Friday, June 20, 2014

Happy 10-year Anniversary to us

This blog continues its path, sharing the inside details of the follow up to the award-winning documentary, "Boys of Summer". For more details, to watch the film or contribute to the sequel, please click here.

Ten years ago, my dad and me began an amazing journey to visit all 30 Major League Baseball parks over the course of a wild, stressful and hellaciously fun two month road trip. We began in Las Vegas, where I lived then and still live now (though the digs have improved considerably). We visited our one and only AAA park at Cashman Field, home of the 51's (who were the Dodgers affiliate then, before they became the Blue Jays and are now the Mets). They still have Cosmo and they're still at Cashman.
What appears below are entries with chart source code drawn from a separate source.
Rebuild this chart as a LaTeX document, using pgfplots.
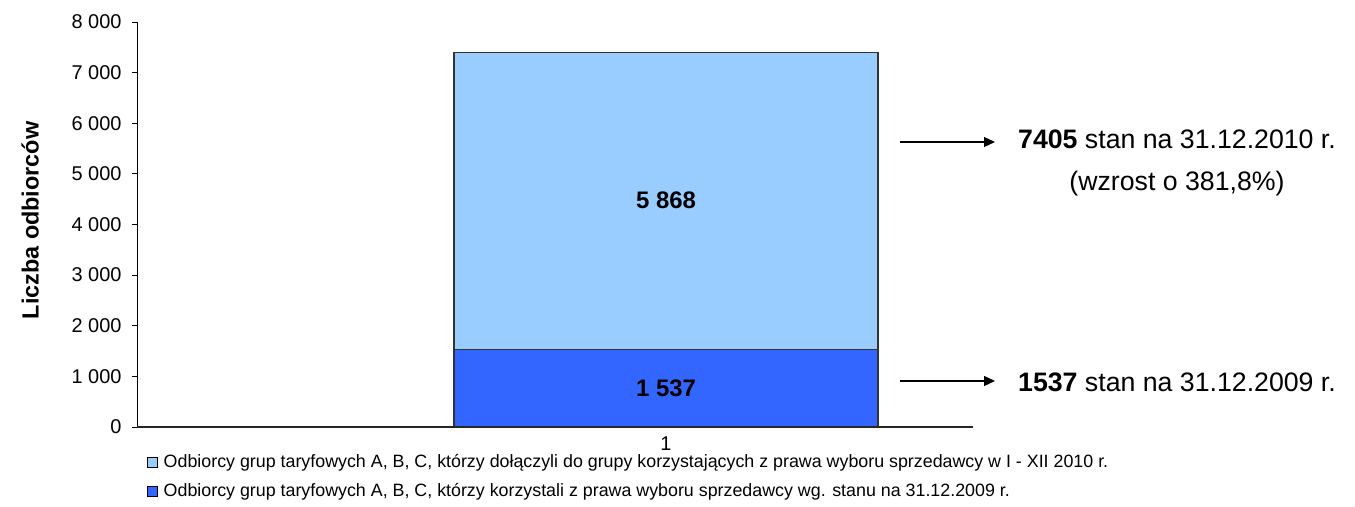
\documentclass[border=0pt]{standalone}
\usepackage{pgfplots}
\pgfplotsset{compat=1.18}
\usepackage{fontspec}
\setmainfont{Liberation Sans}
\usetikzlibrary{arrows.meta}
\definecolor{lightb}{HTML}{99CCFF}
\definecolor{darkb}{HTML}{3366FF}
\begin{document}
\begin{tikzpicture}[x=1bp,y=1bp]
\useasboundingbox (-137,-80) rectangle (1218,427);
\node[anchor=north,font=\fontsize{20}{24}\selectfont,inner sep=0pt] at (529,-10) {1};
\begin{axis}[
  at={(0,0)}, anchor=south west,
  scale only axis, width=1058bp, height=405bp,
  xmin=0.5, xmax=1.5, ymin=0, ymax=8000,
  axis x line=none, axis y line=left,
  y axis line style={-, line width=0.8bp},
  ytick={0,1000,...,8000},
  tick align=outside, major tick length=5bp,
  ytick style={line width=0.8bp,black},
  yticklabel style={font=\fontsize{20}{24}\selectfont, xshift=-7bp},
  /pgf/number format/assume math mode=true,
  /pgf/number format/1000 sep={\ },
  ylabel={Liczba odbiorców},
  every axis y label/.style={at={(axis description cs:-0.101,0.51)}, rotate=90, anchor=center, font=\fontsize{23.5}{26}\selectfont\bfseries},
  ybar stacked, bar width=424bp,
  reverse legend,
  legend cell align=left,
  legend style={at={(axis description cs:0.0075,-0.058)}, anchor=north west, draw=none, fill=white,
    font=\fontsize{17.9}{21}\selectfont, row sep=10.5bp, inner sep=2bp,
    /tikz/every even column/.append style={column sep=0bp}},
  legend image code/.code={\draw[#1, draw=black, line width=0.6bp] (0bp,-5bp) rectangle (10bp,5bp);},
  legend style={nodes={inner xsep=6bp}},
]
\addplot[fill=darkb, draw=black!80, line width=1.2bp] coordinates {(1,1537)};
\addlegendentry{Odbiorcy grup taryfowych A, B, C, którzy korzystali z prawa wyboru sprzedawcy wg. stanu na 31.12.2009 r.}
\addplot[fill=lightb, draw=black!80, line width=1.2bp] coordinates {(1,5868)};
\addlegendentry{Odbiorcy grup taryfowych A, B, C, którzy dołączyli do grupy korzystających z prawa wyboru sprzedawcy w I - XII 2010 r.}
\end{axis}
\node[font=\fontsize{24}{28}\selectfont\bfseries] at (529,39) {1 537};
\node[font=\fontsize{24}{28}\selectfont\bfseries] at (529,227) {5 868};
\draw[line width=1.2bp, black!85] (0,0) -- (836,0);
\draw[line width=1.2bp, -{Triangle[length=11bp,width=10bp]}] (763,285) -- (858,285);
\draw[line width=1.2bp, -{Triangle[length=11bp,width=10bp]}] (763,46) -- (858,46);
\node[align=center, font=\fontsize{26.8}{42}\selectfont] at (1040,264) {\textbf{7405} stan na 31.12.2010 r.\\(wzrost o 381,8\%)};
\node[font=\fontsize{26.8}{30}\selectfont] at (1040,45) {\textbf{1537} stan na 31.12.2009 r.};
\end{tikzpicture}
\end{document}
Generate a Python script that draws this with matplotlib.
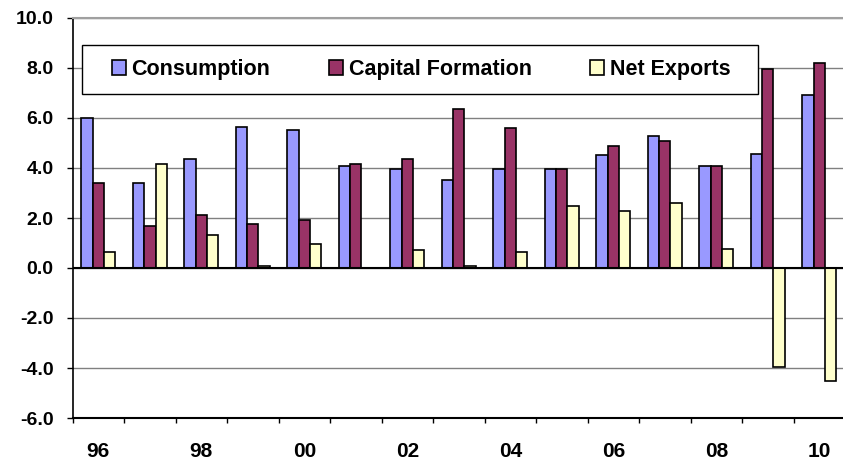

Tonight we head to Cashman to mark this event with another game. We'll be hanging out with our friends at Zappos before the game, because my lovely wife is awesome enough to work there. We're also going to be interviewed by the local NBC TV affiliate about our story. I'll post the clip here as soon as it goes up. But for those who can't wait, watch the 10/11 o'clock newscasts. If they like the story enough, they'll tease it out to tomorrow, too.

Annamaria was looking at some of the video from ten years ago and was shocked at how different my dad looks. Truth is, ten years does a number on all of us. I can't suppose wiser, but I can say older with authority. How to measure love? Time, effort, desire, emotion -- have fun with it. I can't define it. I can point toward it and say for sure that I loved that time with my dad, not because it was "all good" -- it wasn't. But we were both all in. We were in tight quarters. We had tight deadlines. We had a definite plan, a very finite budget and means enough to make it happen. We made it happen. I love that. I'm proud of that.

Ten years ago, as we sat in Cashman field, I asked my dad what he thought about baseball. He said, "This is a night for it - perfect night for it. Hot, dry summer night - very comfortable. A beer in my stomach, and a sub sandwich there with it. Not bad. All I need is four aces and a couple hundred dollars on a poker table. But that ain't gonna happen." Just then, the crack of the bat called us all to attention. A home run for the home team.

I look forward to throwing the ball back and forth with my dad a few times tonight. Catch defined much of who we were on that trip. Even when there weren't words, we were still communicating -- sometimes even better.